The price test at 1.2406 occurred when the MACD indicator had already dropped significantly below the zero mark, which limited further downside potential. Consequently, I decided against selling the pound. After the pair's sharp decline, the test at 1.2366, from which I had planned to buy on a rebound (as mentioned in yesterday's afternoon forecast), allowed me to capture a 30-pip move from the market.
Yesterday, statements from Andrew Bailey regarding potential rate cuts weakened the pound's position. The proposed rate cuts, aimed at stimulating credit and consumer spending, triggered a negative reaction in the market. Following the release of economic forecasts, investors began to question the stability of the UK economy, leading to continued sell-offs of the pound. Economists predict that this situation will perpetuate uncertainty regarding the UK's economic outlook, increasing the likelihood of further weakness against the U.S. dollar.

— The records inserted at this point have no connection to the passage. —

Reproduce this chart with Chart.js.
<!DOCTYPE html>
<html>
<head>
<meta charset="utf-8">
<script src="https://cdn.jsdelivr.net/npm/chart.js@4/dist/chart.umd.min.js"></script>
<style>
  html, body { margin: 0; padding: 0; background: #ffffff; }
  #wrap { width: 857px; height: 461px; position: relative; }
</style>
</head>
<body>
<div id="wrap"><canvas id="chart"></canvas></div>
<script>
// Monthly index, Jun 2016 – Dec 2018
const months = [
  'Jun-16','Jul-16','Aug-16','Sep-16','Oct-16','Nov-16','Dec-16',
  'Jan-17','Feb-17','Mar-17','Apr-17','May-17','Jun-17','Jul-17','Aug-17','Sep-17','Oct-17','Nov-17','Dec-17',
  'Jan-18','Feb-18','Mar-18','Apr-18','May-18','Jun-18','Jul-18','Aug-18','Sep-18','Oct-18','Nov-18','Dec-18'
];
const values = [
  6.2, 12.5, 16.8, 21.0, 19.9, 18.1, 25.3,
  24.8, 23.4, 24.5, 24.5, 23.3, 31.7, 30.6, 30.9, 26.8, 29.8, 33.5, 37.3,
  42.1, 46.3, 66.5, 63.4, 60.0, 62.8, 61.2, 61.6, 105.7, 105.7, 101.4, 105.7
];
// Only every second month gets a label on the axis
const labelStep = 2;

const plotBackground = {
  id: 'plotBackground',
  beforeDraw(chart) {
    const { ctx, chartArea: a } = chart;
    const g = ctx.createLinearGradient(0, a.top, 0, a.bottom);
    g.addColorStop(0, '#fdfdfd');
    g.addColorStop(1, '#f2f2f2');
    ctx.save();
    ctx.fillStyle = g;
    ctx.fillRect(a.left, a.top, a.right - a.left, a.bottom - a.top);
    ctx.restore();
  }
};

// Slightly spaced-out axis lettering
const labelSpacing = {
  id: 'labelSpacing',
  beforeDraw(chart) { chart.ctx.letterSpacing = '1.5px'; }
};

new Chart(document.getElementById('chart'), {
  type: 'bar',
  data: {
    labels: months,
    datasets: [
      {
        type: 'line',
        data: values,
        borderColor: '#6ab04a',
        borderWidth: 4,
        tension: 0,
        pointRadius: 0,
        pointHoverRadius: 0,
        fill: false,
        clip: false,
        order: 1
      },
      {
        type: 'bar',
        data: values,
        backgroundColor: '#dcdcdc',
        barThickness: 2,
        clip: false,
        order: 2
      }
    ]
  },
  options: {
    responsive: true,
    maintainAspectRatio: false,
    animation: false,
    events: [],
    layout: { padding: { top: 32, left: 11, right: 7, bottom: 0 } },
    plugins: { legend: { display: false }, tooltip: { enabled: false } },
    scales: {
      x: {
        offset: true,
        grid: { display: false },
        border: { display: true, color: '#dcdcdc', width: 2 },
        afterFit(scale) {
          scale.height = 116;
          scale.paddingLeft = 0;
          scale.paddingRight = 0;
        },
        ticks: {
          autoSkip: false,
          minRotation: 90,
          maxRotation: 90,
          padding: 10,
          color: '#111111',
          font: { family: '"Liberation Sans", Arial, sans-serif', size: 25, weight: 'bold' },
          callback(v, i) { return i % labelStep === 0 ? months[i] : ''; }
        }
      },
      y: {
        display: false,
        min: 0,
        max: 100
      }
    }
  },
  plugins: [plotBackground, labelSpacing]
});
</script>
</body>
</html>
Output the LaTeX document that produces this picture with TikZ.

Today, in the absence of major economic data, investors are focusing on Huw Pill's speech. His comments could significantly influence market sentiment and expectations related to monetary policy. Any hints about rate changes or criticism of current measures could increase volatility. Given the pound's signs of instability, markets are looking for clear signals about the Bank of England's future actions. If his remarks are negative, selling pressure on the pound may return.
For intraday trading, I will mainly rely on Scenario #1 and Scenario #2.
Scenario #1: I plan to buy the pound at 1.2435 (green line on the chart), targeting 1.2470 (thicker green line on the chart). At 1.2470, I will exit long positions and initiate a short trade in the opposite direction, aiming for a 30–35 pip pullback. A pound rally is only likely if a Bank of England representative adopts a hawkish stance. Important! Before buying, ensure that the MACD indicator is above the zero mark and beginning to rise.
Scenario #2: Another buying opportunity arises if 1.2415 is tested twice in succession, with MACD in the oversold zone. This would limit the pair's downside potential and lead to an upward reversal. Expected targets for this scenario are 1.2435 and 1.2470.
Sell SignalScenario #1: I plan to sell the pound after a breakout below 1.2415 (red line on the chart), which could trigger a quick decline in the pair. The primary bearish target is 1.2382, where I will exit short positions and immediately enter a buy trade in the opposite direction, aiming for a 20–25 pip rebound. The higher the selling entry, the better. Important! Before selling, ensure that the MACD indicator is below the zero mark and beginning to decline.
Scenario #2: I will also sell the pound if 1.2435 is tested twice in succession, with MACD in the overbought zone. This would limit the pair's upside potential and lead to a downward reversal. Expected downside targets are 1.2415 and 1.2382.